President Carter was dealt a better hand than our current president when it came to the Middle East. He was given a diplomatic opening when Egyptian President Anwar Sadat decided in November 1977 to renounce hatred and speak directly to the Israeli people from the rostrum of the Knesset, and when Prime Minister Begin responded positively.

For Carter, playing that hand meant taking political risks in order to protect Sadat from the deadly consequences of making a separate peace with an Israel that still occupied “Arab land.” Sadat’s decision was widely reviled in the Arab world, and his life was in danger. To demonstrate to the Arabs that he and Sadat together were doing more to help the Palestinians than Arab leaders had ever done, Carter pressured Israel publicly in a way no other American president had before.

Indeed, in the months leading up to the negotiation of the Camp David accords in September 1978, and then again in the months leading up to signing of the peace treaty of March 1979, Israel was the target of a brutal campaign of intimidation and criticism by the White House and the State Department. Carter’s public pressure on Israel may have helped produce a treaty, but it did not save President Sadat, who was assassinated two years later. Nor did it help Carter get re-elected in 1980, when American Jews for the first time since the early part of the 20th century did not give a majority of their votes to a Democratic presidential candidate.

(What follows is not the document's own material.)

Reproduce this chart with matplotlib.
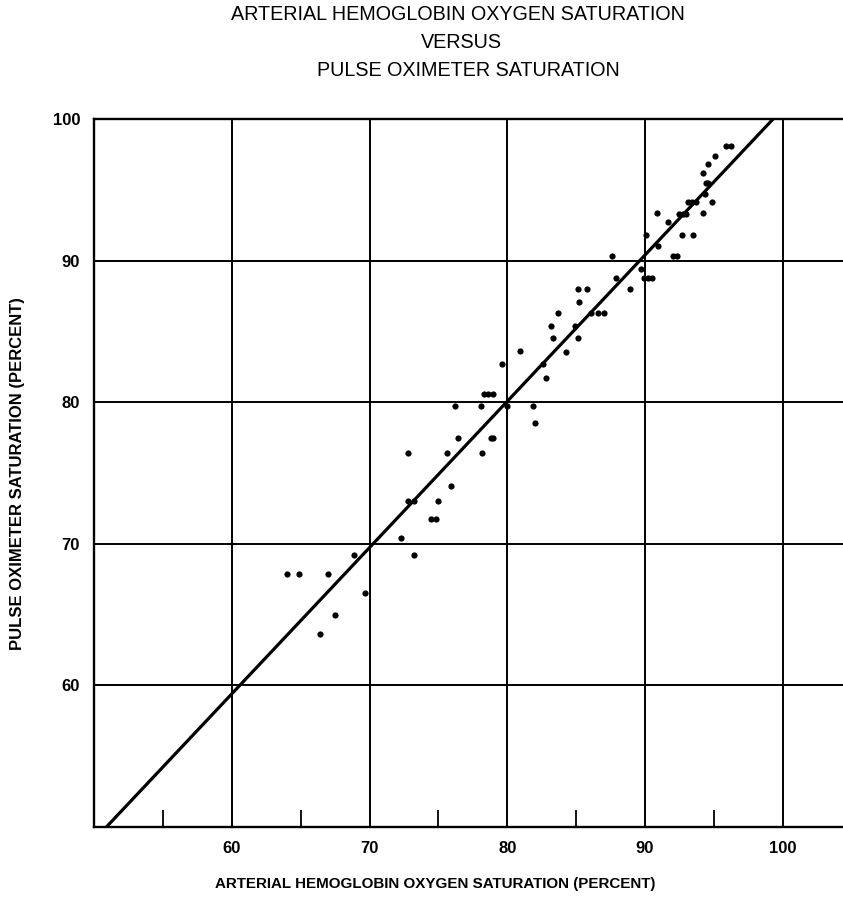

During the negotiations, I spoke out repeatedly against the Carter administration’s treatment of Israel, and the tensions between Israel and the United States were personally quite painful to me. At the same time, I marveled at how Carter was personally involved in the negotiations and his refusal to let either Sadat or Begin walk away. In fact, I ended up publicly supporting him in his re-election campaign.

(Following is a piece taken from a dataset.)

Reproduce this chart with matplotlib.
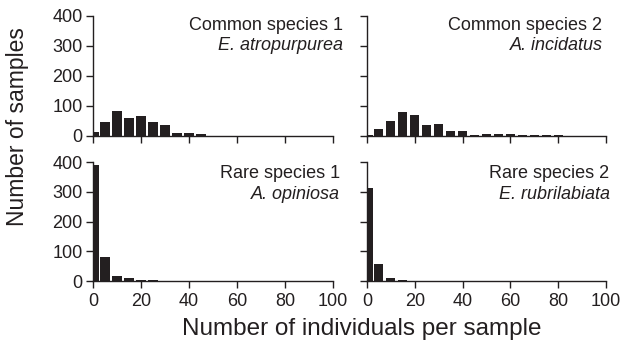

In retrospect, Israel, Egypt and the world are much better off as a result of Carter’s efforts. The peace is obviously less than what we had hoped for, but even a “cold peace” is much better than war. Not a single Israeli soldier has died in battle with Egypt in the past quarter of a century.

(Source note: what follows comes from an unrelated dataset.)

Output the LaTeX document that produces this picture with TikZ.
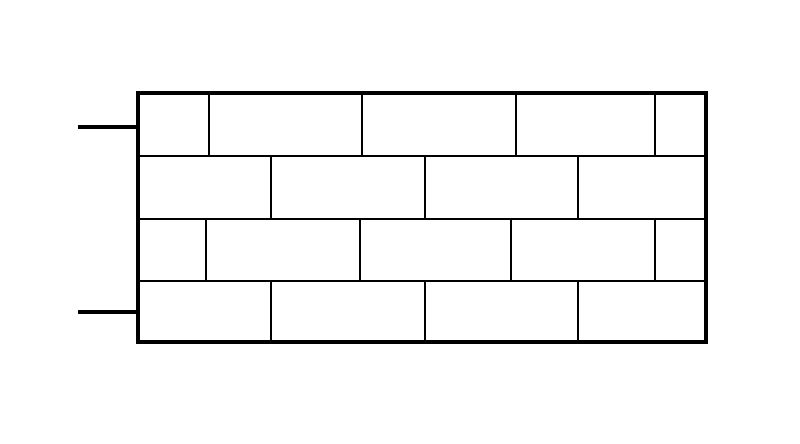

President Bush has not had similar diplomatic openings. There is no courageous President Sadat on the Palestinian horizon. Neither side’s leaders are ready to take the bold steps needed to stop the violence. Arafat has been unwilling to stop terrorism. Sharon has done little to strengthen Palestinian moderates who could be an alternative leadership.

On the other hand, President Bush would risk much less politically than Carter did if he acted decisively to bring both parties together and press them to work out their differences. Most American Jewish voters, like most other Americans, favor a two-state solution and endorse steps Israel must take to make that possible, such as evacuating settlements.

Like Carter, President Bush should roll up his sleeves and get personally involved in Arab-Israeli peacemaking. He should press Palestinian leaders to quash terrorism and anti-Israel incitement, insist that Israel stop settlement expansion, and ensure that Sharon’s proposed withdrawal from the Gaza Strip does not preclude eventual withdrawal from the West Bank. Would the president succeed in bringing about peace if he pursued such a course? Who knows? But, at a moment when calls for bloody revenge for Sheikh Yassin’s death are drowning out the voices of peace, there could be disastrous consequences if President Bush does not at least try.

Theodore R. Mann, an attorney, is a board member of Israel Policy Forum and former chairman of the Conference of Presidents of Major American Jewish Organizations.